= Literary editor =

Editor overseeing aspects of written work

A literary editor is a editor responsible for refining and overseeing the quality of written content in a newspaper, magazine or other publication. Literary editor deals with aspects concerning literature and books, especially reviews. A literary editor may also help with editing books themselves, by providing services such as proof reading, copy-editing, and literary criticism. Their work often involves reviewing literary pieces, book reviews, and essays to ensure clarity, coherence, and adherence to editorial standards. Literary editors are sometimes referred to as copy editors or production editors, depending on their specific role within a publication.

== Responsibilities ==
Literary editor is responsible for overseeing content related to literature and books in newspapers, magazines, and other publications.

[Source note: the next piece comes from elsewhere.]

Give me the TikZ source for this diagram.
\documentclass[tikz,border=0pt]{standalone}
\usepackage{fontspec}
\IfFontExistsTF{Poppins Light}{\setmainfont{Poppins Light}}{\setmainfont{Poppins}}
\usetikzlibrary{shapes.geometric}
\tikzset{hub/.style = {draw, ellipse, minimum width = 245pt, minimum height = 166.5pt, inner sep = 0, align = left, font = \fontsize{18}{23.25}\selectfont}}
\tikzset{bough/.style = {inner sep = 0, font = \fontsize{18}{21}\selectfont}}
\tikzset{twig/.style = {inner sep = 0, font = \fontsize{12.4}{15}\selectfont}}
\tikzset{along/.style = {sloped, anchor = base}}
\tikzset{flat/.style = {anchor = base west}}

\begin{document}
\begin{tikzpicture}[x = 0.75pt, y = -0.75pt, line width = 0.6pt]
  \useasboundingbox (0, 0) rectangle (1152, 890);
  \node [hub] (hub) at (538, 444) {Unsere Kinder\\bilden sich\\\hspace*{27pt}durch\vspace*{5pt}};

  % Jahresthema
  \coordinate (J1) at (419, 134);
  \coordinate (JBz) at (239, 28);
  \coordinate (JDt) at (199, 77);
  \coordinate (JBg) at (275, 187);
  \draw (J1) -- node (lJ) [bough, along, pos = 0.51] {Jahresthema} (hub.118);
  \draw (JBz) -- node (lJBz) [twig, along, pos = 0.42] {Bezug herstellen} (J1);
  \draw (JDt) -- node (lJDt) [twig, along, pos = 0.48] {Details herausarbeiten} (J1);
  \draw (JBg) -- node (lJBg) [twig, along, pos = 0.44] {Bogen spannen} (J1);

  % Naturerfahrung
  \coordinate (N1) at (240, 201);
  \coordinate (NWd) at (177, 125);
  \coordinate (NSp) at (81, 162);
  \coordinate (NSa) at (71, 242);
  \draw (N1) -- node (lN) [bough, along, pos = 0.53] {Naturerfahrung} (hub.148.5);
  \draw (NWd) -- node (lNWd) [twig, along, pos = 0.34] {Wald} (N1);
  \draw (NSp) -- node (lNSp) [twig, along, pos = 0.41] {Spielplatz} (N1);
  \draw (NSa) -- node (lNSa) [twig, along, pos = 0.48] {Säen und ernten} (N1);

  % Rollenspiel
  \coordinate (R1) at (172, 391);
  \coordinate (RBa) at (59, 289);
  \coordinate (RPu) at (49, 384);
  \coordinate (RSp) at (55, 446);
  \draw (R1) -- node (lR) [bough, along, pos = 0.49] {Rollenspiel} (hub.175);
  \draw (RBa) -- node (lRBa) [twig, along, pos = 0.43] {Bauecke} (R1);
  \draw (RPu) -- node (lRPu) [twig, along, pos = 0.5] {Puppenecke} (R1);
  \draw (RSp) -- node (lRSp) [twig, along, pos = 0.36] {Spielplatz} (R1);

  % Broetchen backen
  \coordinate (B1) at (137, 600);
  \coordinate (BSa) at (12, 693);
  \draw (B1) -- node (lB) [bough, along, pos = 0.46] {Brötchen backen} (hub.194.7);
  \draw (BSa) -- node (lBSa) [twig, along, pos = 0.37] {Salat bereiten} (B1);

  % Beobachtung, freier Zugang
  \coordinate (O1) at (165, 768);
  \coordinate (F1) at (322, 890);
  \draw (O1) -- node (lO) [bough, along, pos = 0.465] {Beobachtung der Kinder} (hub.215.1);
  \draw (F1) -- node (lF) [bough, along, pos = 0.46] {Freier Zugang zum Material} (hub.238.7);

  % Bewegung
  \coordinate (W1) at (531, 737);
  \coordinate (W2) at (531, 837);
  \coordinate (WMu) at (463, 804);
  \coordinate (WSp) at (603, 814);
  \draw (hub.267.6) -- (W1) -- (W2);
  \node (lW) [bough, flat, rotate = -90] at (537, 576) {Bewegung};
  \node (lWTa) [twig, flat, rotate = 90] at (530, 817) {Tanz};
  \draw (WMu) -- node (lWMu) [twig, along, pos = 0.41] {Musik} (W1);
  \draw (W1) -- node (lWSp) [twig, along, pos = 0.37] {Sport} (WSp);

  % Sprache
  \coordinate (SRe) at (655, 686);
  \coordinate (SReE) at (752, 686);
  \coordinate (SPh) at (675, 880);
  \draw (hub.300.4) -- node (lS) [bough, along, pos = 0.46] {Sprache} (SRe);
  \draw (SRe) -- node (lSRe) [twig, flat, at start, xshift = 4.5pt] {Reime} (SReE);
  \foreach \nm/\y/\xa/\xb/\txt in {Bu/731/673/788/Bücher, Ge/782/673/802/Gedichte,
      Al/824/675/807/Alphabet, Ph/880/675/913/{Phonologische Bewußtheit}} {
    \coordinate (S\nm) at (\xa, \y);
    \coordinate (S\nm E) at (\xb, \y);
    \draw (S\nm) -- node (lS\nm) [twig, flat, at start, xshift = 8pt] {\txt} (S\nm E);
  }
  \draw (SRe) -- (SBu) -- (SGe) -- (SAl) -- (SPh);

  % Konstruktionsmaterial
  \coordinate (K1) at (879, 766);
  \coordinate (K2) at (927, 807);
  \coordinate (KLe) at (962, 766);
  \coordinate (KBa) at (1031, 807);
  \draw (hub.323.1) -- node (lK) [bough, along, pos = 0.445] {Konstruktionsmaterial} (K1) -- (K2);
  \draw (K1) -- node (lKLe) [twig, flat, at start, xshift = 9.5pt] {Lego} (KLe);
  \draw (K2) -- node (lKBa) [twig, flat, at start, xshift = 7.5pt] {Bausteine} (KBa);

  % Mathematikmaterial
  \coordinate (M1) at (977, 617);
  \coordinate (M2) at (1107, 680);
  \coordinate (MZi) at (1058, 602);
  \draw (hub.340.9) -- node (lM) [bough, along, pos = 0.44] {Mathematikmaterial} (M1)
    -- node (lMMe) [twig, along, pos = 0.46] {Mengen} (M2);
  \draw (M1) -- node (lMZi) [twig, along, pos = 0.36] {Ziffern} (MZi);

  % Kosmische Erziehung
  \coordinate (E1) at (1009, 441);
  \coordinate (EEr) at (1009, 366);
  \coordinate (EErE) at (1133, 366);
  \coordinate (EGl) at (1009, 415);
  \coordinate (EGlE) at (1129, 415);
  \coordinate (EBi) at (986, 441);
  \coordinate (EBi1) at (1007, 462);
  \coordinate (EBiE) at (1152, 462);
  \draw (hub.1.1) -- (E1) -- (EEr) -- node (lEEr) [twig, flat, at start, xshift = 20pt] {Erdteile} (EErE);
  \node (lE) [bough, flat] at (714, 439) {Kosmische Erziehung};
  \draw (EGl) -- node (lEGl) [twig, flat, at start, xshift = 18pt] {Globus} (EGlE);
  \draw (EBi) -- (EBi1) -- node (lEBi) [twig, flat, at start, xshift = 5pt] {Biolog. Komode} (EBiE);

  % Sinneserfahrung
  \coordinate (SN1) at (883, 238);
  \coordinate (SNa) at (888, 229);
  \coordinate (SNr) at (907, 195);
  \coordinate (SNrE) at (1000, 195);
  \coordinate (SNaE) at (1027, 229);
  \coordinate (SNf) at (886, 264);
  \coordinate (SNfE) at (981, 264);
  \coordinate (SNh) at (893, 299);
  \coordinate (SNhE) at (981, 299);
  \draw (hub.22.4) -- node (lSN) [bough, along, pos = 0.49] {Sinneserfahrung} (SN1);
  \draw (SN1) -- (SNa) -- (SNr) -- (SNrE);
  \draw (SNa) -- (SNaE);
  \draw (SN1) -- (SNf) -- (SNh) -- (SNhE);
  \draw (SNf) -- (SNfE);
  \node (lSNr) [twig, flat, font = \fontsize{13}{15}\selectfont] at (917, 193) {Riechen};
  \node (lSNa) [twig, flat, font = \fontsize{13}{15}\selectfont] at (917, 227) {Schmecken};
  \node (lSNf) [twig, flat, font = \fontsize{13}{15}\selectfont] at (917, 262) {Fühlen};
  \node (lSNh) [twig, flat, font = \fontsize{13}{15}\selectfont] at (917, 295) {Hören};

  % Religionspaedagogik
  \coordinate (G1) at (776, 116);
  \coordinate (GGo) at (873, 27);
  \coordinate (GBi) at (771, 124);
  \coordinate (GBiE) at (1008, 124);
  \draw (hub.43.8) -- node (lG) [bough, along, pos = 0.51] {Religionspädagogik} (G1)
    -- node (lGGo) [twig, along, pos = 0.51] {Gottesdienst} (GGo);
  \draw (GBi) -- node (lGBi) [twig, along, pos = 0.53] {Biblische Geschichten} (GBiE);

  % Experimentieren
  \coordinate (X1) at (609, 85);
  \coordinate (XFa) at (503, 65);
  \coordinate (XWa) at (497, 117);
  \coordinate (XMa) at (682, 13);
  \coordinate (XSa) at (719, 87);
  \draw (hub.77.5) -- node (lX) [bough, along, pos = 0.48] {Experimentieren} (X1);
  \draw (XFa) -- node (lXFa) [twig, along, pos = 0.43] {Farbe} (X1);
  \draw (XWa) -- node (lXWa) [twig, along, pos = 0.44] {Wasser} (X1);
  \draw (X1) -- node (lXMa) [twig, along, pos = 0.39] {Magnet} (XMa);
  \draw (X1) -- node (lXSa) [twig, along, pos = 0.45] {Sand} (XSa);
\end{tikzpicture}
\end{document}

A literary editor is primarily concerned with the mechanics of writing and the overall structure of the content rather than its technical subject matter. Their responsibilities may include ensuring accuracy in grammar, punctuation, and formatting; refining language use and improving sentence and paragraph structure; applying capitalization, punctuation, and typographical elements to enhance readability; maintaining consistency in style and format, such as in headings and figure captions; conducting proofreading to identify and correct spelling errors and layout inconsistencies and overseeing various technical aspects of writing and production. Literary editors ensure that written material is presented in a clear and readable manner, often collaborating with writers to enhance the overall quality of a manuscript.

=== Book coverage ===
Most magazines and newspapers have a literary editor who organizes the coverage of books. They are responsible for selecting books for review, editing book-related articles, and maintaining relationships with publishers and literary critics. As the primary contact for book review submissions, they are responsible for determining which literary works receive media attention. In addition to overseeing the literary section, literary editors may facilitate the inclusion of book-related content in other parts of a publication.

==Consulting editor==
A consulting editor is a non-staff, independent literary editor. A consulting editor may be an independent, freelance editor, or a scholar providing expertise via consulting.